● DO THIS: Retype the lines beneath this one, from the first through the line containing "string; group: string;". Pictures are left out.

● RECORDS SUPPLIED:
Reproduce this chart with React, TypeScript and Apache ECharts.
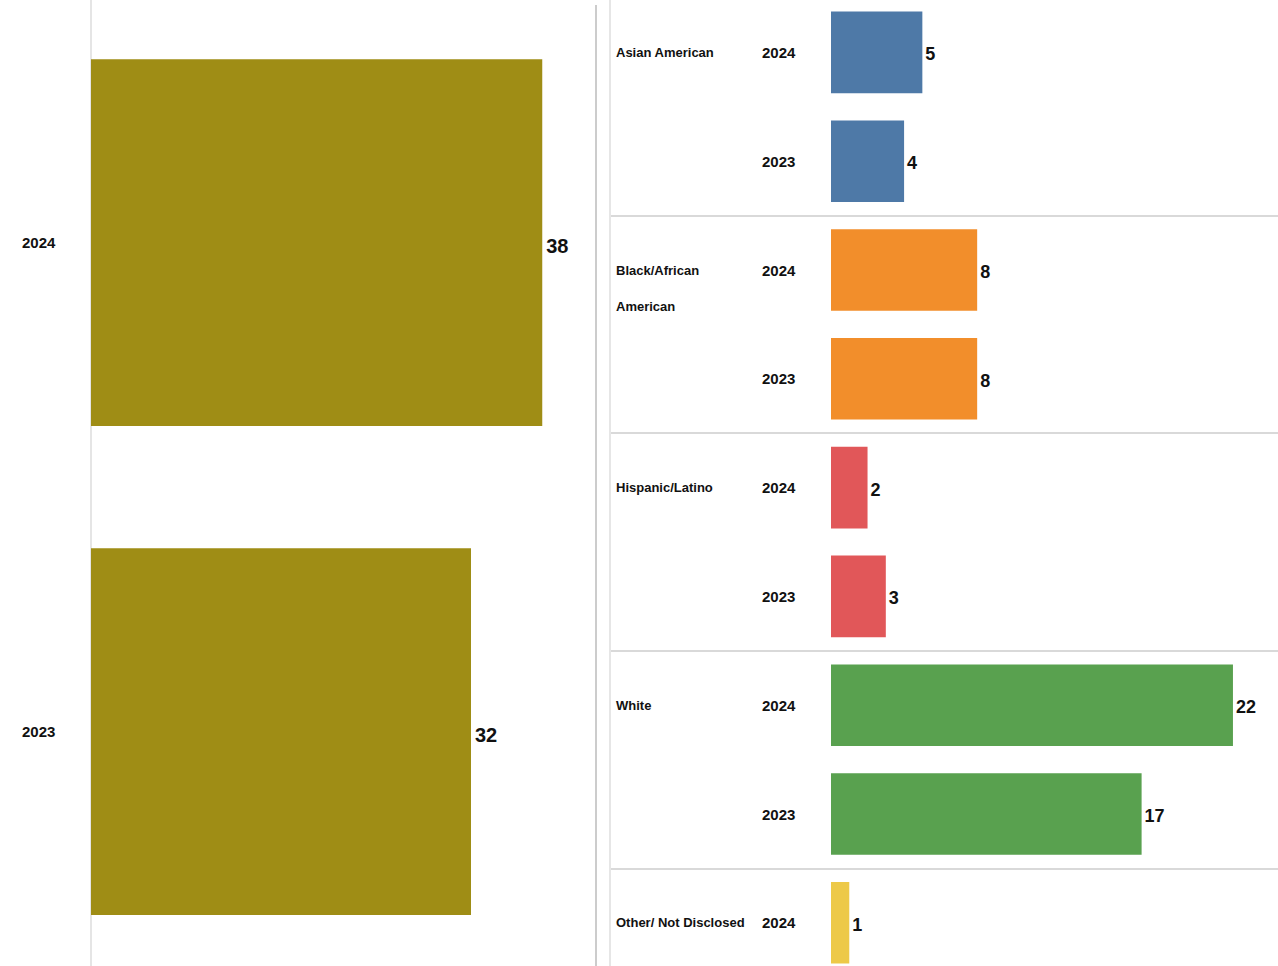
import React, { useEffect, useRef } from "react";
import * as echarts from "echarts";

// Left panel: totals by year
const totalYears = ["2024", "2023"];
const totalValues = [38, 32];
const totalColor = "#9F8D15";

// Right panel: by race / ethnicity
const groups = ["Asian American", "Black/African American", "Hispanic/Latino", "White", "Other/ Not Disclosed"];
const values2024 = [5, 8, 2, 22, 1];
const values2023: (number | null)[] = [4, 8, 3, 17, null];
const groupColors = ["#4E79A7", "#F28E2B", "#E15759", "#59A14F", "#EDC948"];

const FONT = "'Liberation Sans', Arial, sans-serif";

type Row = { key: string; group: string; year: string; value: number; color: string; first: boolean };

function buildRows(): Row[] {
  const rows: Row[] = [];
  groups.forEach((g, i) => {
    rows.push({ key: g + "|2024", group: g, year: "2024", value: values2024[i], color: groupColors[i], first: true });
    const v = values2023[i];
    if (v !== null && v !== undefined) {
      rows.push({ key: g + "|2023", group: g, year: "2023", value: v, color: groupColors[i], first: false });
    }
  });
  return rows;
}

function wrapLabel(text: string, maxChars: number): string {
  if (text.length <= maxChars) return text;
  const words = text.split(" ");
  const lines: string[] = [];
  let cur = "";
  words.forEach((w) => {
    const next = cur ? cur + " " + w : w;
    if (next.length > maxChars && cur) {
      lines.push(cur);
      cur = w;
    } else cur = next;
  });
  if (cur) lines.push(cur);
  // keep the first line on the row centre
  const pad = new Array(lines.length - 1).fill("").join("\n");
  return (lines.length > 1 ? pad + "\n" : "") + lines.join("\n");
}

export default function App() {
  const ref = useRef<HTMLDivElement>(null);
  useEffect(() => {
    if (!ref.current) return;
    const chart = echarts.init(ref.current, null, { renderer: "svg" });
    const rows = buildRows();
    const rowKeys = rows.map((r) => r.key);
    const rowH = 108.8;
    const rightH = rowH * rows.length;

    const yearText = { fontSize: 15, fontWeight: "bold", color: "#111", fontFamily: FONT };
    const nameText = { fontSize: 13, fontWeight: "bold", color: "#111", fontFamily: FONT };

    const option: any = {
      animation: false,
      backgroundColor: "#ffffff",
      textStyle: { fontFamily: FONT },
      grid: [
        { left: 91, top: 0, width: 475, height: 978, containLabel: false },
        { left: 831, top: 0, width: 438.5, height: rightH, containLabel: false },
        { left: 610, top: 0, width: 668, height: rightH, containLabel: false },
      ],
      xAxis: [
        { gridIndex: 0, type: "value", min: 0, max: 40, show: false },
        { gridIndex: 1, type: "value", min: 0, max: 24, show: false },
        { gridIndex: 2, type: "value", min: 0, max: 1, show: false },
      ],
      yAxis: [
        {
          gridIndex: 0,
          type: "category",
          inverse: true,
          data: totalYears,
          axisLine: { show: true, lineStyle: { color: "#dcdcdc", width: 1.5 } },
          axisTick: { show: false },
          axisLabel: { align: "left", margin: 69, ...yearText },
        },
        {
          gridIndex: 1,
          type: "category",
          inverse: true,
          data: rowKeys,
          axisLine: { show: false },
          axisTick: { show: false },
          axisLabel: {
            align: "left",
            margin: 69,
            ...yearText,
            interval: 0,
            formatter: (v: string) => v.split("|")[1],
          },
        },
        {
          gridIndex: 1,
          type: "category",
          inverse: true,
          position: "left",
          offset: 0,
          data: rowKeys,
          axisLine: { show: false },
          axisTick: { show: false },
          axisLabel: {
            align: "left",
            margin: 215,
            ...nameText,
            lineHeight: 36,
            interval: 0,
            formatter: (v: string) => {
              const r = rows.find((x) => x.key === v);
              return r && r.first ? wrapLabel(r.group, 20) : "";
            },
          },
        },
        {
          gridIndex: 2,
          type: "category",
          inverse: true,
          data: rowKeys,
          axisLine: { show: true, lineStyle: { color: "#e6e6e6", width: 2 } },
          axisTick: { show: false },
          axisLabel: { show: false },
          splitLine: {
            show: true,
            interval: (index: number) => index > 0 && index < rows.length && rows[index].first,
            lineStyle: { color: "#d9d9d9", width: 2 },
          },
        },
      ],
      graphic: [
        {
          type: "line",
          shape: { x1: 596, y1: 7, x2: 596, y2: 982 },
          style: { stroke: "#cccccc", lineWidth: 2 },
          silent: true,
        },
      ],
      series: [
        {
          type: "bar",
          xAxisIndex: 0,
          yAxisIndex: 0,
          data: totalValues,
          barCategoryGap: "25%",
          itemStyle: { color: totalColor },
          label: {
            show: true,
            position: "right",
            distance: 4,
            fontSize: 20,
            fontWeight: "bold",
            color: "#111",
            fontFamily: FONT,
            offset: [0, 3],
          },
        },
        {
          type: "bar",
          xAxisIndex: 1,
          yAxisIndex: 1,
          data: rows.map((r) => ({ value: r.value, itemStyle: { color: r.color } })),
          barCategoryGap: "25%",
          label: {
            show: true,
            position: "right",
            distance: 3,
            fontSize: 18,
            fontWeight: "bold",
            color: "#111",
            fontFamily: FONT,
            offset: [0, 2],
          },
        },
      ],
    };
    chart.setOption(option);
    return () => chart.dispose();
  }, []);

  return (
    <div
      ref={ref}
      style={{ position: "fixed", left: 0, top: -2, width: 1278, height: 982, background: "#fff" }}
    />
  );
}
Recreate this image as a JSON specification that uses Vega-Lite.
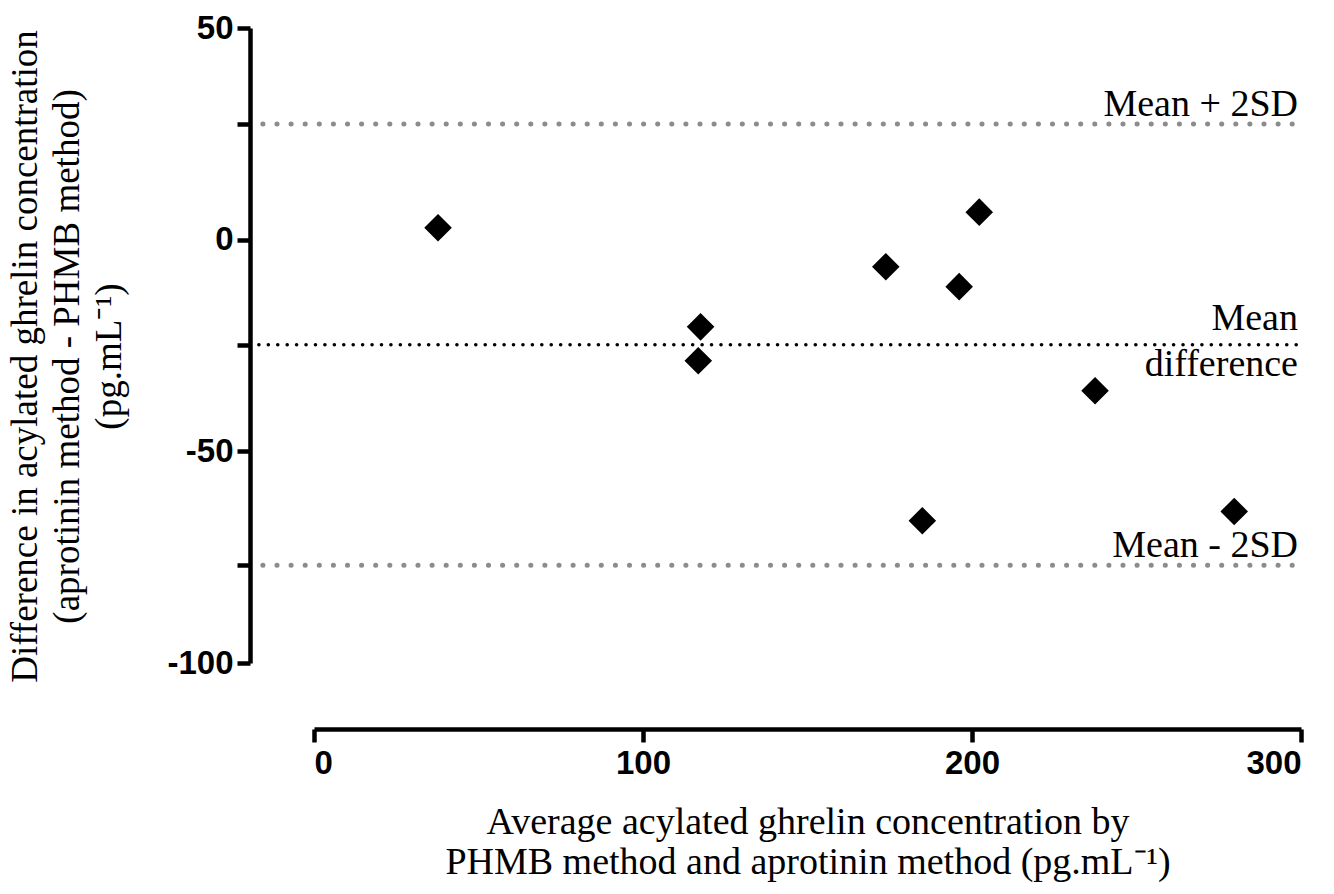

● ANSWER TO THE PROBLEM:
Reproduce this chart with React, TypeScript and Apache ECharts.
import React, { useEffect, useRef } from "react";
import * as echarts from "echarts";

// Left panel: totals by year
const totalYears = ["2024", "2023"];
const totalValues = [38, 32];
const totalColor = "#9F8D15";

// Right panel: by race / ethnicity
const groups = ["Asian American", "Black/African American", "Hispanic/Latino", "White", "Other/ Not Disclosed"];
const values2024 = [5, 8, 2, 22, 1];
const values2023: (number | null)[] = [4, 8, 3, 17, null];
const groupColors = ["#4E79A7", "#F28E2B", "#E15759", "#59A14F", "#EDC948"];

const FONT = "'Liberation Sans', Arial, sans-serif";

type Row = { key: string; group: string; year: string; value: number; color: string; first: boolean };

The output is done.